Il convient d’ajouter les stocks à visée géopolitique, que ne mentionne pas la FAO, pour aider des pays amis ou alliés, comme le pratique la Russie.
Des stocks secrets
Difficile de savoir qui stocke dans le monde et en quelles quantités, tant les données sont stratégiques, même si divers organismes s’y essaient, dont la FAO qui analyse chaque mois l’offre et la demande de céréales. Selon l’organisation, pour 2024-2025, les réserves mondiales de céréales atteindraient 889 millions de tonnes, soit un ratio stocks/utilisation de 30,1 %, en légère baisse par rapport à l’année précédente (bulletin du 8/11/2024). La championne incontestéedes silos pleins ? La Chine. Les chiffres sont secret d’État, mais elle détiendrait 65 à 70 % des stocks mondiaux de blé, riz et maïs. Autre poids lourd, l’Inde, qui a rempli ses greniers de 29,7 millions de tonnes de riz. Très critiquée à l’OMC, elle se fournit auprès de ses agriculteurs à des prix supérieurs à ceux du marché, pour constituer les stocks et les revendre à des prix plus bas en direction des plus pauvres.
Quant à l’UE, son ratio stocks/utilisation ne serait que de 15 % actuellement.

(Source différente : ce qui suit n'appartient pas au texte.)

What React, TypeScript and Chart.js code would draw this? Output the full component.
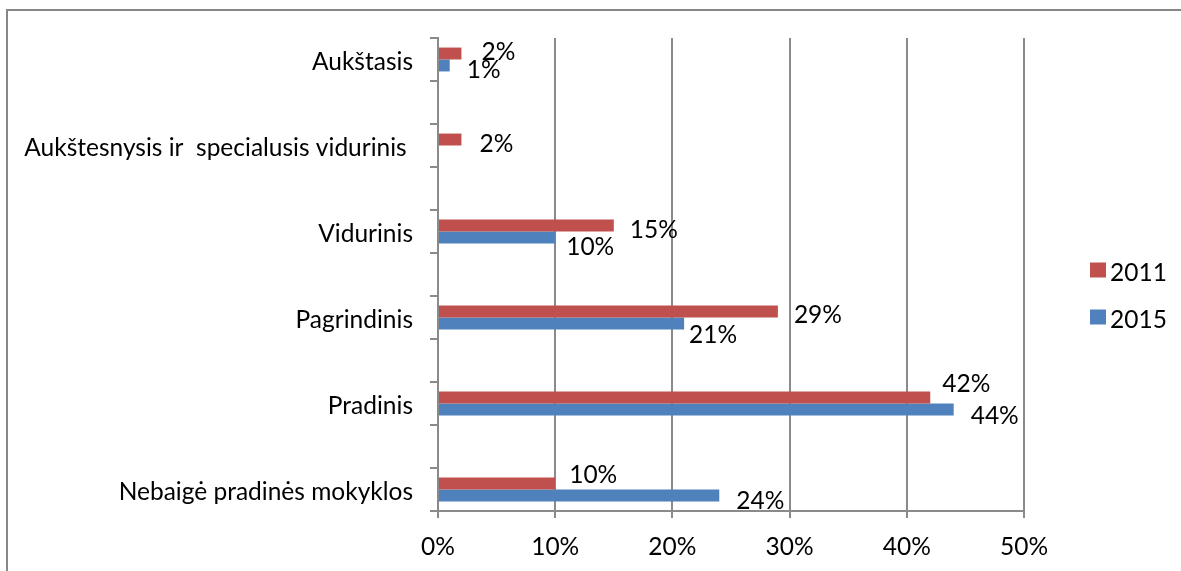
import React, { useEffect, useRef } from "react";
import { Chart, registerables } from "chart.js";
Chart.register(...registerables);

const categories = [
  "Aukštasis",
  "",
  "Aukštesnysis ir  specialusis vidurinis ",
  "",
  "Vidurinis",
  "",
  "Pagrindinis",
  "",
  "Pradinis",
  "",
  "Nebaigė pradinės mokyklos",
];
const seriesNames = ["2011", "2015"];
const values2011 = [2, null, 2, null, 15, null, 29, null, 42, null, 10];
const values2015 = [1, null, null, null, 10, null, 21, null, 44, null, 24];
const xMin = 0;
const xMax = 50;
const xStep = 10;

const colors = ["#C0504D", "#4F81BD"];
// label nudges [dx from bar end, dy from bar centre]
const nudges2011 = [[20, -4], null, [18, 2], null, [16, 1.5], null, [16, 1], null, [12, -16.5], null, [14, -11.5]];
const nudges2015 = [[17, 2], null, null, null, [11, 7], null, [5, 9], null, [17, 3.5], null, [17, 2.5]];

const FONT = "Lato, 'DejaVu Sans', sans-serif";
const FS = 24.5;
const TEXT_SHIFT = 3;

const labelPlugin = {
  id: "barLabels",
  afterDatasetsDraw(chart: any) {
    const ctx = chart.ctx;
    const nudges = [nudges2011, nudges2015];
    ctx.save();
    ctx.font = `${FS}px ${FONT}`;
    ctx.fillStyle = "#000";
    ctx.textAlign = "left";
    ctx.textBaseline = "middle";
    chart.data.datasets.forEach((ds: any, i: number) => {
      const meta = chart.getDatasetMeta(i);
      meta.data.forEach((el: any, j: number) => {
        const v = ds.data[j];
        if (v == null) return;
        const n = (nudges[i] && nudges[i][j]) || [12, 0];
        ctx.fillText(v + "%", el.x + n[0], el.y + n[1] + TEXT_SHIFT);
      });
    });
    ctx.restore();
  },
};

const legendPlugin = {
  id: "sideLegend",
  afterDraw(chart: any) {
    const ctx = chart.ctx;
    const a = chart.chartArea;
    const mid = (a.top + a.bottom) / 2 + 19;
    ctx.save();
    ctx.font = `${FS}px ${FONT}`;
    ctx.textAlign = "left";
    ctx.textBaseline = "middle";
    chart.data.datasets.forEach((ds: any, i: number) => {
      const cy = mid - 23.5 + i * 47;
      const x = a.right + 66;
      ctx.fillStyle = ds.backgroundColor;
      ctx.fillRect(x, cy - 7.5, 16, 15);
      ctx.fillStyle = "#000";
      ctx.fillText(ds.label, x + 20, cy + TEXT_SHIFT);
    });
    ctx.restore();
  },
};

export default function App() {
  const ref = useRef<HTMLCanvasElement>(null);
  useEffect(() => {
    if (!ref.current) return;
    const chart = new Chart(ref.current, {
      type: "bar",
      data: {
        labels: categories,
        datasets: [
          { label: seriesNames[0], data: values2011, backgroundColor: colors[0], barPercentage: 1, categoryPercentage: 0.556 },
          { label: seriesNames[1], data: values2015, backgroundColor: colors[1], barPercentage: 1, categoryPercentage: 0.556 },
        ],
      },
      options: {
        indexAxis: "y",
        responsive: false,
        animation: false,
        devicePixelRatio: 1,
        layout: { padding: { left: 0, top: 38, right: 157, bottom: 0 } },
        plugins: { legend: { display: false }, tooltip: { enabled: false } },
        scales: {
          x: {
            type: "linear",
            min: xMin,
            max: xMax,
            ticks: {
              stepSize: xStep,
              callback: (v: any) => v + "%",
              font: { family: FONT, size: FS },
              color: "#000",
              padding: 14,
            },
            grid: { color: "#8a8a8a", lineWidth: 2, tickLength: 7, drawTicks: true },
            border: { display: true, color: "#8a8a8a", width: 2 },
            afterFit: (s: any) => { s.height = 60; },
          },
          y: {
            type: "category",
            offset: true,
            ticks: {
              font: { family: FONT, size: FS },
              color: "#000",
              padding: 17,
              labelOffset: TEXT_SHIFT,
              autoSkip: false,
            },
            grid: { drawOnChartArea: false, drawTicks: true, tickLength: 8, color: "#8a8a8a", lineWidth: 2, offset: true },
            border: { display: true, color: "#8a8a8a", width: 2 },
            afterFit: (s: any) => { s.width = 438; },
          },
        },
      },
      plugins: [labelPlugin, legendPlugin],
    } as any);
    return () => chart.destroy();
  }, []);
  return (
    <div>
      <div style={{ position: "fixed", left: 6, top: 9, width: 1300, height: 700, border: "2px solid #878787", boxSizing: "border-box" }} />
      <canvas ref={ref} width={1181} height={571} style={{ position: "fixed", left: 0, top: 0, width: 1181, height: 571 }} />
    </div>
  );
}
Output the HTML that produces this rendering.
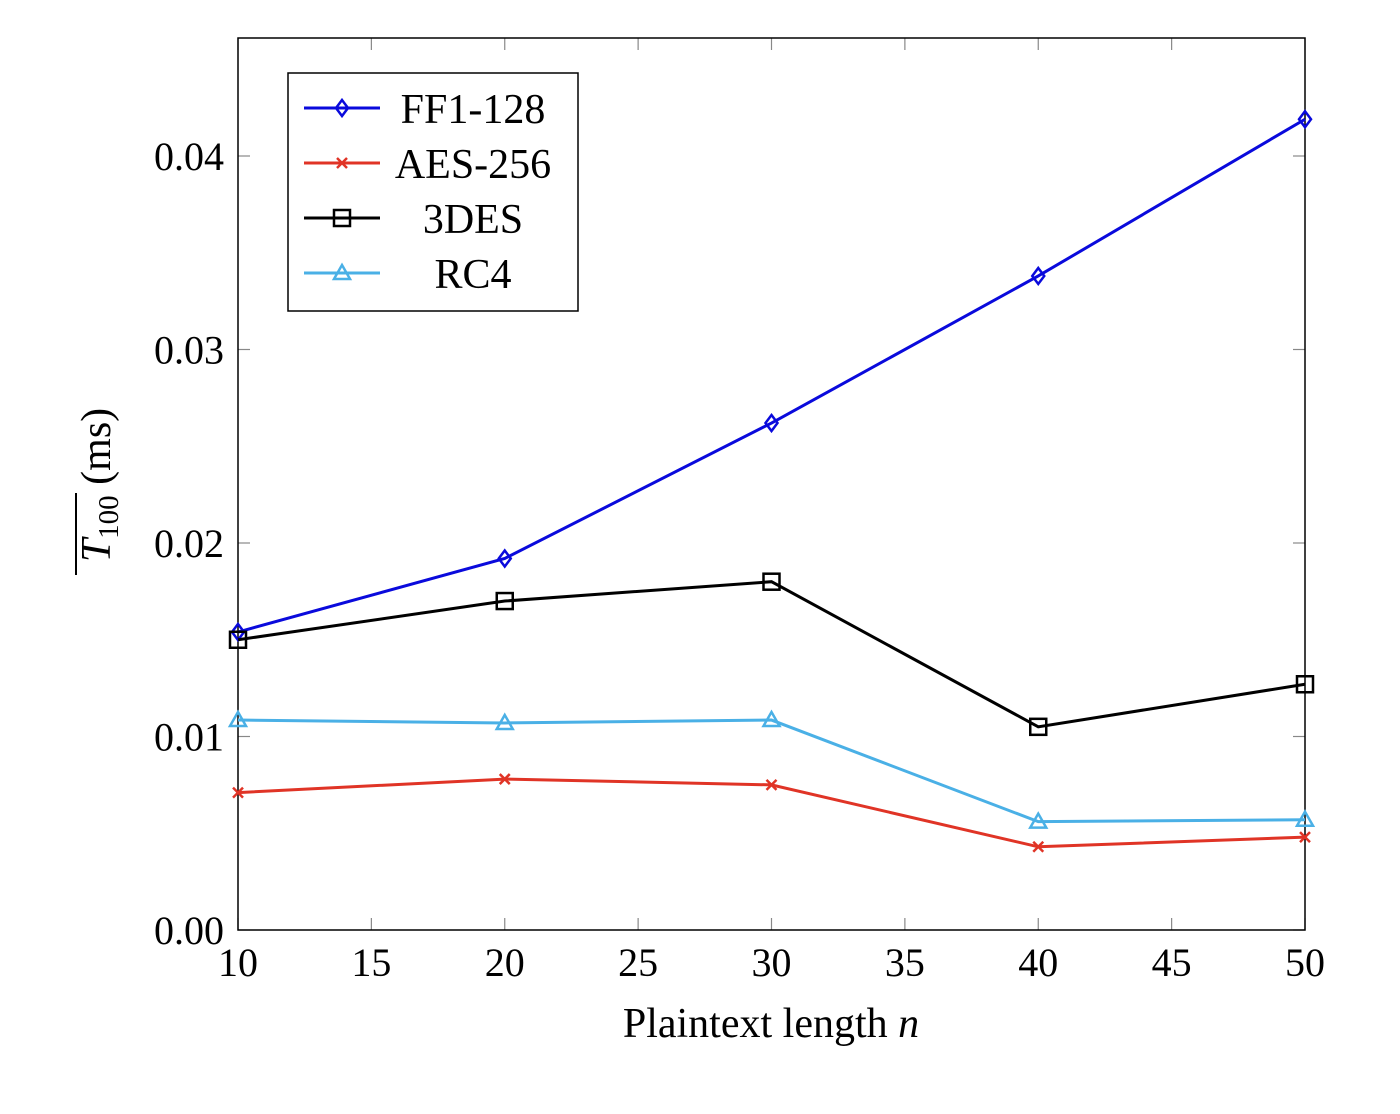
<!DOCTYPE html>
<html><head><meta charset="utf-8"><style>
html,body{margin:0;padding:0;background:#fff;}
svg text{font-family:"Liberation Serif",serif;fill:#000;}
</style></head><body>
<svg id="chart" width="1400" height="1109" xmlns="http://www.w3.org/2000/svg"></svg>
<script>
const categories=[10,20,30,40,50];
const ff1=[0.0154,0.0192,0.0262,0.0338,0.0419];
const aes=[0.0071,0.0078,0.0075,0.0043,0.0048];
const des3=[0.0150,0.0170,0.0180,0.0105,0.0127];
const rc4=[0.01085,0.0107,0.01085,0.0056,0.0057];
const xTicks=[10,15,20,25,30,35,40,45,50];
const yTicks=[0,0.01,0.02,0.03,0.04];
const yTickLabels=["0.00","0.01","0.02","0.03","0.04"];
const seriesNames=["FF1-128","AES-256","3DES","RC4"];

const L=238,R=1305,T=38,B=930;
function sx(v){return L+(v-10)/40*(R-L);}
function sy(v){return B-v/0.04*(B-156);}
const svg=document.getElementById('chart');
const NS="http://www.w3.org/2000/svg";
function mk(tag,attrs,parent){const e=document.createElementNS(NS,tag);for(const k in attrs)e.setAttribute(k,attrs[k]);(parent||svg).appendChild(e);return e;}

xTicks.forEach(t=>{
  const x=sx(t);
  const g1=mk('line',{x1:x,y1:B,x2:x,y2:B-12,stroke:'#888','stroke-width':1.2});
  
  
  mk('line',{x1:x,y1:T,x2:x,y2:T+12,stroke:'#888','stroke-width':1.2});
  const tx=mk('text',{x:x,y:976,'font-size':40,'text-anchor':'middle'});
  tx.textContent=t;
  
  
});
yTicks.forEach((t,i)=>{
  const y=sy(t);
  mk('line',{x1:L,y1:y,x2:L+12,y2:y,stroke:'#888','stroke-width':1.2});
  mk('line',{x1:R,y1:y,x2:R-12,y2:y,stroke:'#888','stroke-width':1.2});
  const tx=mk('text',{x:224,y:y+14,'font-size':40,'text-anchor':'end'});
  tx.textContent=yTickLabels[i];
  
  
});
const frame=mk('rect',{x:L,y:T,width:R-L,height:B-T,fill:'none',stroke:'#000','stroke-width':1.5});



function marker(kind,x,y,color,parent){
  if(kind==='diamond') mk('polygon',{points:`${x},${y-8} ${x+6},${y} ${x},${y+8} ${x-6},${y}`,fill:'none',stroke:color,'stroke-width':2.5},parent);
  else if(kind==='cross'){mk('line',{x1:x-5,y1:y-5,x2:x+5,y2:y+5,stroke:color,'stroke-width':2.5},parent);mk('line',{x1:x-5,y1:y+5,x2:x+5,y2:y-5,stroke:color,'stroke-width':2.5},parent);}
  else if(kind==='square') mk('rect',{x:x-8,y:y-8,width:16,height:16,fill:'none',stroke:color,'stroke-width':2.5},parent);
  else mk('polygon',{points:`${x},${y-8} ${x+8},${y+6} ${x-8},${y+6}`,fill:'none',stroke:color,'stroke-width':2.5},parent);
}
const series=[[ff1,'#0a0adc','diamond'],[aes,'#e03426','cross'],[des3,'#000','square'],[rc4,'#4ab0e6','triangle']];
const sNames=['series-ff1-128','series-aes-256','series-3des','series-rc4'];
series.forEach((s,i)=>{
  const g=mk('g',{});
  
  
  const pts=s[0].map((v,j)=>sx(categories[j])+','+sy(v)).join(' ');
  mk('polyline',{points:pts,fill:'none',stroke:s[1],'stroke-width':3},g);
  s[0].forEach((v,j)=>marker(s[2],sx(categories[j]),sy(v),s[1],g));
});

const lg=mk('g',{});


mk('rect',{x:288,y:73,width:290,height:238,fill:'#fff',stroke:'#000','stroke-width':1.5},lg);
series.forEach((s,i)=>{
  const y=108+i*55;
  const e=mk('g',{},lg);
  
  
  mk('line',{x1:304,y1:y,x2:380,y2:y,stroke:s[1],'stroke-width':3},e);
  marker(s[2],342,y,s[1],e);
  const t=mk('text',{x:473,y:y+15,'font-size':42,'text-anchor':'middle'},e);
  t.textContent=seriesNames[i];
});

const xl=mk('text',{x:771,y:1037,'font-size':42,'text-anchor':'middle'});
xl.innerHTML='Plaintext length <tspan font-style="italic">n</tspan>';


const yg=mk('g',{transform:'translate(110,485) rotate(-90)'});


const yl=mk('text',{x:0,y:0,'font-size':42,'text-anchor':'middle'},yg);
yl.innerHTML='<tspan font-style="italic">T</tspan><tspan font-size="29" dy="8">100</tspan><tspan dy="-8"> (ms)</tspan>';
mk('line',{x1:-90,y1:-34,x2:-8,y2:-34,stroke:'#000','stroke-width':2},yg);
</script>
</body></html>
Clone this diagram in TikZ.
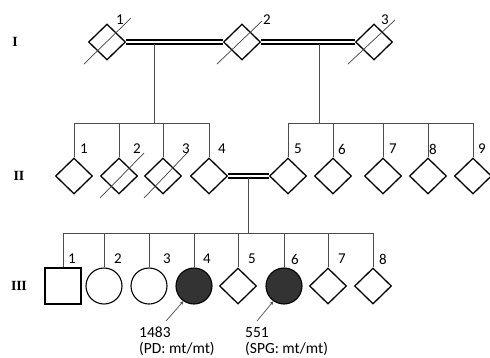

Soit à peine plus d’un mois et demi de consommation (source Agrimer) ! Seule une poignée de pays développe une politique publique en la matière. Selon un rapport de la Commission européenne en 2021, citons l’Allemagne et ses réserves stratégiques nationales financées par le contribuable, la Finlande qui disposerait de six mois de réserves ou, hors UE, la Suisse et ses trois à quatre mois de réserve, dont le coût est répercuté sur le consommateur (5,5 euros/personne/an). Notons enfin que Norvège, Suède et Finlande incitent leurs populations à faire des réserves pour trois à sept jours de subsistance.
Les excédents européens, une expérience traumatisante
Née en 1962, la PAC, qui visait un saut de productivité agricole, a tellement bien fonctionné avec sa préférence communautaire, ses taxes à l’importation, ses subventions à l’exportation et ses prix garantis élevés aux agriculteurs, que des excédents apparaissent dès la fin des années 1970. Pour stabiliser les prix, l’Europe procède alors à des achats publics et des systèmes coûteux de stocks : les fameuses « montagnes de beurre », mais aussi des « lacs de vin », sans oublier poudre de lait, viandes et céréales écoulés à bas prix. Au cours des années 1980 et 1990, le système des quotas et l’abandon des prix garantis ont stabilisé la situation.